陶君睡过去之前听到的最后一句话是:“我以后想换专业学历史。”
“好啊。”陶君迷迷糊糊地应。
国庆节之后回到学校,夏朝阳给班上男生都带了吃的,又另外给陶君准备了一个盒子:“你尝尝,我妈炒的牛肉,可好吃,是从藏区弄回来的肉,口感跟外面不太像。”
说这话的时候,两个人在宿舍楼最顶层的楼梯间,陶君笑:“怎么?还给我开小灶啊?”
夏朝阳“嗯”了一声:“你吃完,要不等下回寝室就没了。”
陶君一时语塞,看着面前满满一盒牛肉,最后表情难言地吐出一句:“我是猪吗?”
夏朝阳闻言笑起来,想也没想,直接上手捏了捏他脸。
这动作一出,两个人不约而同地静了。
陶君抬眼瞅他,夏朝阳喉结不自在地滚动一下,放开手,说:“吃不完没关系,我们俩一起吃。”

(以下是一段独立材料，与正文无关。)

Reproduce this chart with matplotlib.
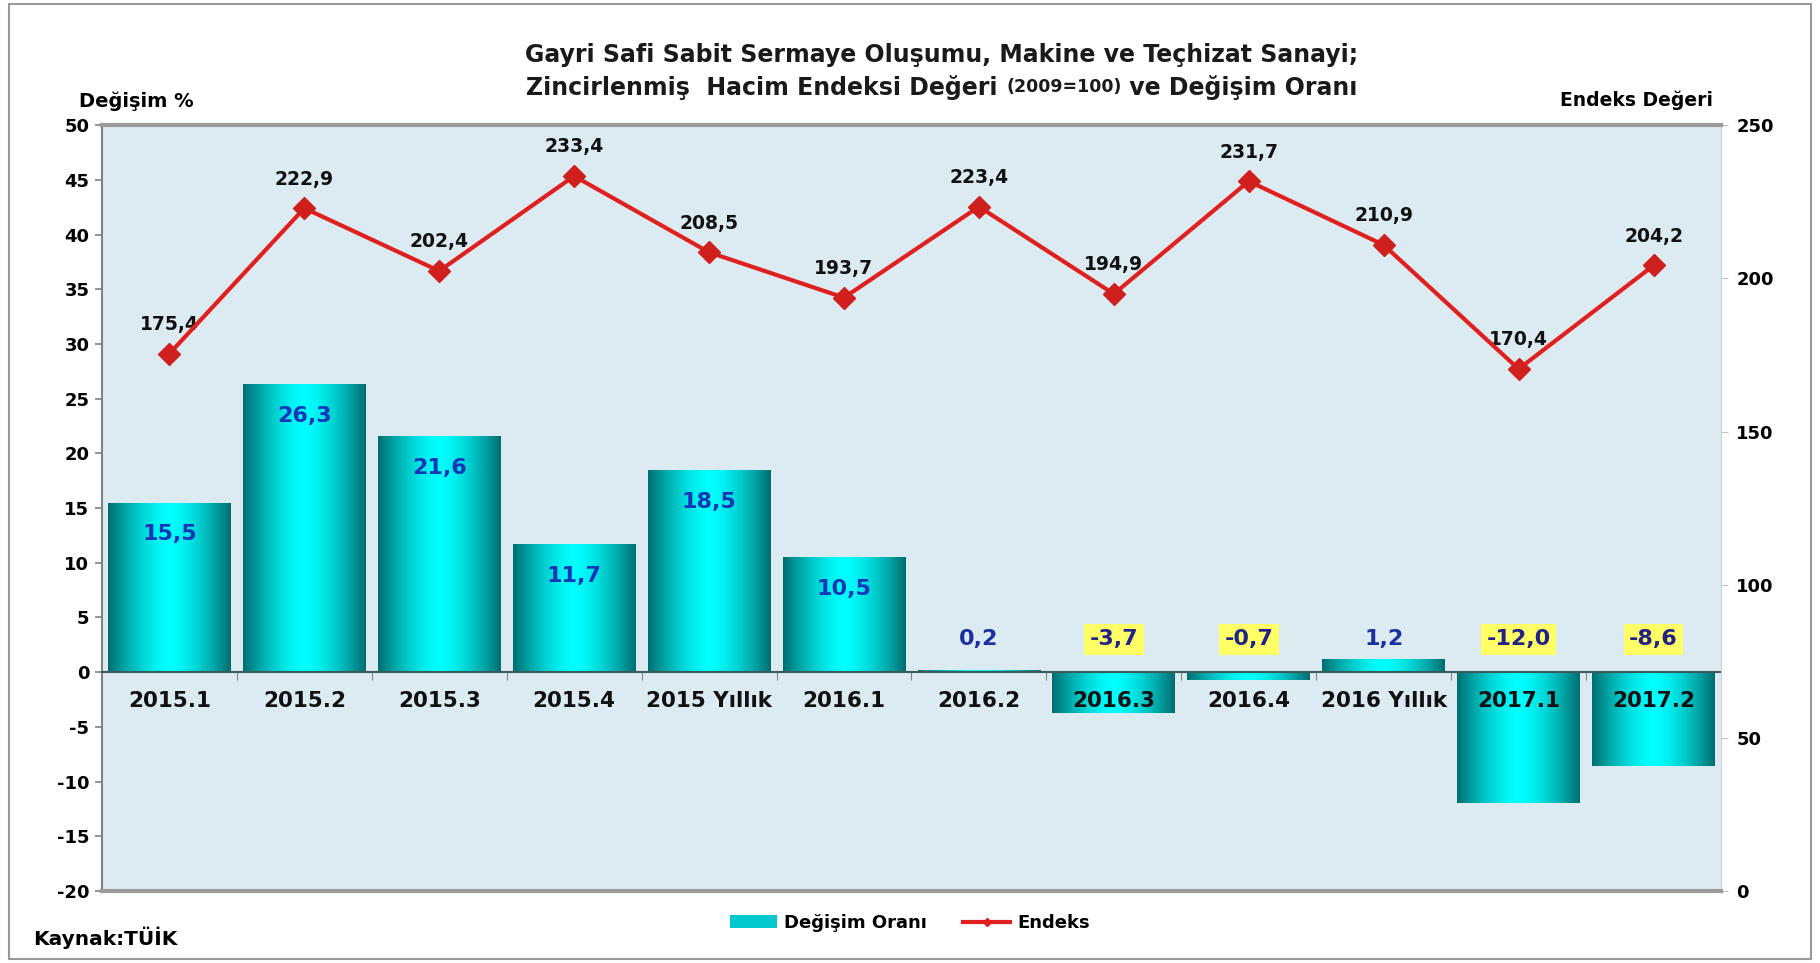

陶君眼睛弯成月牙,嘴角一抿,戏谑道:“你早说你想吃呗。”
夏朝阳一时看他看呆了,心里有些惊讶,既是惊讶他说的话,也是惊讶他这样生动的表情。
“只有一双筷子怎么吃?”陶君低头。
夏朝阳想说“你喂我”,却没敢说出口。
陶君叹一口气,夹起一块肉,玩笑着说:“看在你给我带肉的份儿上,大少爷来,我喂你。”
两个人就着一双筷子吃了大半盒牛肉,最后离开楼梯间,盒子筷子被夏朝阳带回了寝室。